Wausau Pilot & Review

After a one-year hiatus due to COVID-19 restrictions, Mile of Music will return August 5 through 8, bringing hundreds of music sets to dozens of venues – both traditional and non-traditional – to downtown Appleton.

Willems Marketing & Events, which created and has produced the free, multi-venue, all-original music festival since its inception in 2013, made the return of the popular festival – once called a “firehose of music” by a delighted fan – official in June. 

Dave Willems, president of Willems Marketing & Events (WME) and festival curator, said there will be practical, common sense measures woven into this year’s event to balance the return to live music-loving normalcy with the realities of life amid the subsiding pandemic.

“More than ever, we’re asking our fans, artists and host venues to continue working together to again put common courtesy on stage, front and center, for this year’s fest,” Willems said. “This is an opportunity for Appleton to continue to show the state and the country that we can do something very special while doing it responsibly and safely as we bounce back from such difficult days.”  

Photo courtesy of Mile of Music

Willems said Mile 8 will offer many of the features that original music fans from Wisconsin and around the country – a typical Mile fest draws fans from all 50 states – have come to expect from the walkable, good vibes-oriented event that begins at noon on Thursday and continues to approximately 6 p.m. on Sunday, typically on the first weekend in August each year. This year’s return of the festival after the 2020 pandemic hiatus also returns an impressive scope and scale, with nearly 650 live music sets and music education sessions throughout the four-day main run at more than 40 host venues and festival spaces.

Willems said about 150 original music artists and Lawrence music education team members will be featured at Mile 8.

“We’re excited that the number of artists is impressive again and the roster itself will be chock-full of talented national, regional, statewide and local performers,” he said.

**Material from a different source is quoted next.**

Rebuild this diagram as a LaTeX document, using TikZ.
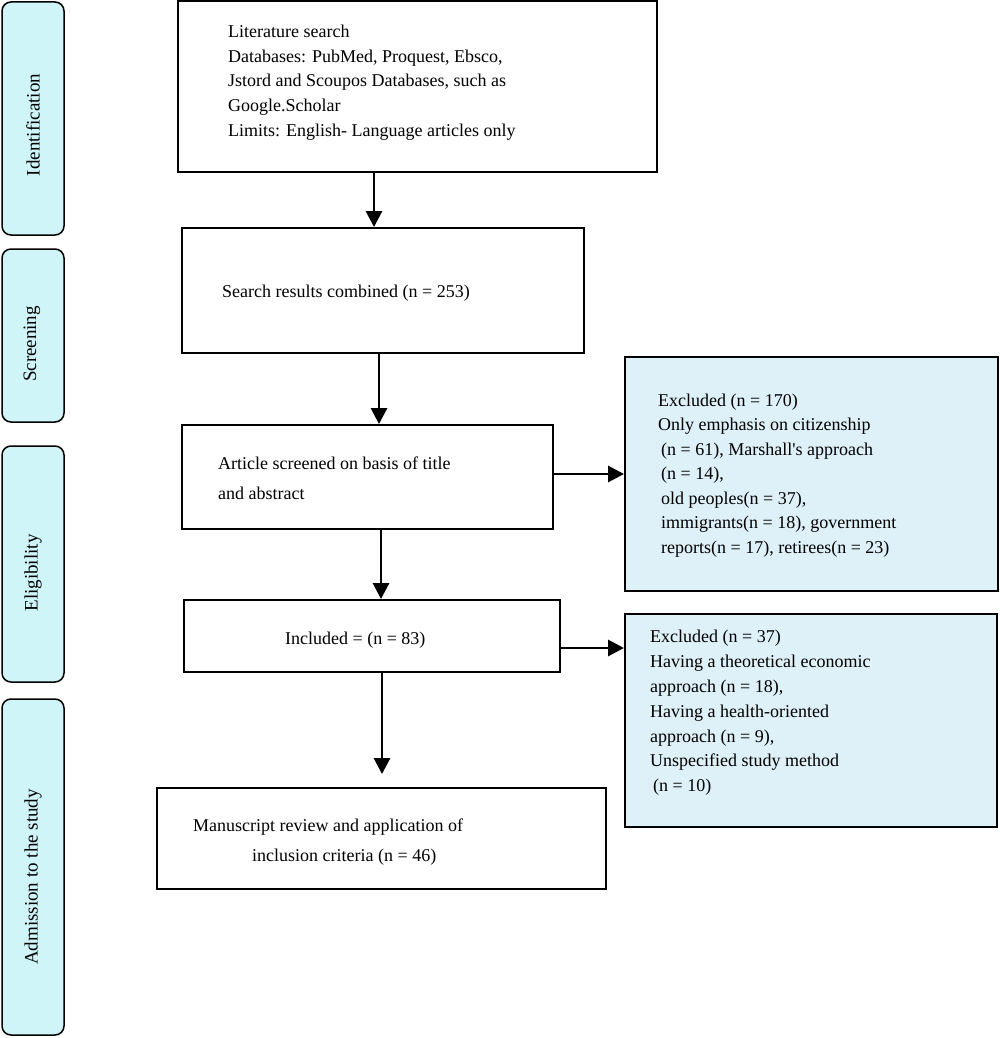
\documentclass[tikz,border=0pt]{standalone}
\usepackage{fontspec}
\setmainfont{Liberation Serif}
\usetikzlibrary{arrows.meta,calc}
\definecolor{barfill}{RGB}{208,245,249}
\definecolor{excfill}{RGB}{222,240,248}
\begin{document}
\begin{tikzpicture}[x=1pt,y=-1pt,
  box/.style={draw=black,line width=1.9pt,inner sep=0pt,rectangle},
  exbox/.style={box,fill=excfill},
  bar/.style={draw=black,line width=1.5pt,fill=barfill,rounded corners=9pt,inner sep=0pt,minimum width=62pt},
  lbl/.style={inner sep=0pt,rotate=90,font=\fontsize{19}{22}\selectfont},
  txt/.style={inner sep=0pt,anchor=west,align=left,font=\fontsize{18}{24.7}\selectfont},
  arr/.style={line width=2.8pt,-{Triangle[width=16pt,length=16pt]}}]
\useasboundingbox (0,0) rectangle (1000,1038);
% phase bars
\node[bar,minimum height=233pt] (idb) at (33,118.5) {};
\node[bar,minimum height=173pt] (scb) at (33,335.5) {};
\node[bar,minimum height=236pt] (elb) at (33,564) {};
\node[bar,minimum height=336pt] (adb) at (33,867) {};
\node[lbl] (idl) at (33,125) {Identification};
\node[lbl] (scl) at (32,344) {Screening};
\node[lbl] (ell) at (33,573) {Eligibility};
\node[lbl] (adl) at (33,877) {Admission to the study};
% main boxes
\node[box,minimum width=479pt,minimum height=171pt] (lit) at (417.5,86.5) {};
\node[box,minimum width=402pt,minimum height=125pt] (search) at (383,290.5) {};
\node[box,minimum width=371pt,minimum height=104pt] (article) at (367.5,477) {};
\node[box,minimum width=376pt,minimum height=72pt] (incl) at (372,636) {};
\node[box,minimum width=449pt,minimum height=101pt] (manu) at (381.5,838.5) {};
\node[exbox,minimum width=373pt,minimum height=234pt] (exc1) at (811.5,474) {};
\node[exbox,minimum width=372pt,minimum height=213pt] (exc2) at (811,720.5) {};
% texts
\node[txt] (littxt) at (228,82.5) {Literature search\\Databases: PubMed, Proquest, Ebsco,\\Jstord and Scoupos Databases, such as\\Google.Scholar\\Limits: English- Language articles only};
\node[txt] (searchtxt) at (222,293) {Search results combined (n = 253)};
\node[txt,font=\fontsize{18}{29.5}\selectfont] (arttxt) at (218,478) {Article screened on basis of title\\and abstract};
\node[txt] (incltxt) at (285,640) {Included = (n = 83)};
\node[txt,font=\fontsize{18}{30}\selectfont] (manutxt) at (193,842) {Manuscript review and application of\\\hspace*{59pt}inclusion criteria (n = 46)};
\node[txt,font=\fontsize{18}{24.5}\selectfont] (exc1txt) at (658,475.5) {Excluded (n = 170)\\Only emphasis on citizenship\\\hspace*{3pt}(n = 61), Marshall\textquotesingle s approach\\\hspace*{3pt}(n = 14),\\\hspace*{3pt}old peoples(n = 37),\\\hspace*{3pt}immigrants(n = 18), government\\\hspace*{3pt}reports(n = 17), retirees(n = 23)};
\node[txt,font=\fontsize{18}{24.8}\selectfont] (exc2txt) at (650,713) {Excluded (n = 37)\\Having a theoretical economic\\approach (n = 18),\\Having a health-oriented\\approach (n = 9),\\Unspecified study method\\\hspace*{3pt}(n = 10)};
% connector guide coordinates
\coordinate (x1) at (374,0);
\coordinate (x2) at (379,0);
\coordinate (x3) at (381,0);
\coordinate (x4) at (382,0);
\coordinate (y6) at (0,648);
% connectors
\draw[arr] (lit.south -| x1) -- (search.north -| x1);
\draw[arr] (search.south -| x2) -- (article.north -| x2);
\draw[arr] (article.south -| x3) -- (incl.north -| x3);
\draw[arr,shorten >=13pt] (incl.south -| x4) -- (manu.north -| x4);
\draw[arr] (article.east |- exc1.west) -- (exc1.west);
\draw[arr] (incl.east |- y6) -- (exc2.west |- y6);
\end{tikzpicture}
\end{document}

One of the big adjustments for Mile 8 will be the shift of a significant amount of the music from indoor to outdoor. Whereas the average amount of outdoor music at the festival has been around 25 percent, the festival’s managing director, Mike Van Thull of WME, said this year’s event will be roughly split between outdoor and indoor venues.

“Coming out of the pandemic, we feel this is the right modification for this year,” Van Thull said. “With more outside, we do become more susceptible to weather issues, but it’s intended as a one-year shift.”

Another important tweak, Van Thull said, is that all four days of Mile 8 will always have live music sets available to see outside during the times when there is indoor music. Essentially, he said, the festival will start each day at the outside venues and both outdoor and indoor venues will end around the same time each night – at the 11 p.m. outdoor curfew time and between 11 and 11:30 p.m. for the indoor venues.

“This way, attendees will always have the benefit of knowing they can attend music outdoors if they choose,” he said. 

Three of The Mile’s Main Stages will be located at the largest of the outdoor spaces available in downtown: Jones Park, Washington Square and the parking lot at The Core, which will be hosted by Spats, and will allow for larger crowds to gather and allow for more personal space than the smaller parking lot adjacent to Spats.

Mid-sized outdoor feature stages will again include Fox River House, Emmett’s, The Courtyard Stage at Red Lion Hotel Paper Valley, Riverside Bar & Grill, the D2 Patio, the Ormsby green space on the Lawrence campus, and McFleshman’s beer garden.

Photo courtesy of Mile of Music

Some traditional indoor venues will move outside or increase their footprint outside, including: Stone Arch, which will move from the Tap Room to their outdoor space; Rookies, which will move from their patio to the larger parking lot on the other side of their building; Mondo!, which will move to The Parklet between the 222 Building and Copper Rock; and a new outdoor stage behind Jim’s Place and Wooden Nickel as those two formerly indoor venues join forces and collaborate on an outside stage area. For this year only, Houdini Plaza will feature some of the festival’s top acoustic acts in a more relaxed festival setting.

“Washington Square allows significantly more open room to distance for this year,” Van Thull said. Houdini Plaza will return to its role as a main stage in 2022, according to Van Thull. 

A more subtle adjustment, but an important “safer songs” measure, will be to allow more time in between artist sets at Mile 8. Ian Thomson, who leads the effort of booking the artists and scheduling the expansive festival, said the increase to 35 minutes in between each live set at all venues will allow artists to make less hectic and safer transitions from one performance to the next.

Mile organizers, as part of their mitigation plan with the City of Appleton, have asked the indoor venues to modify their capacities slightly lower for Mile 8.

All musical performances are free to attend. For information on venues, artists and hours, visit the Mile of Music official website.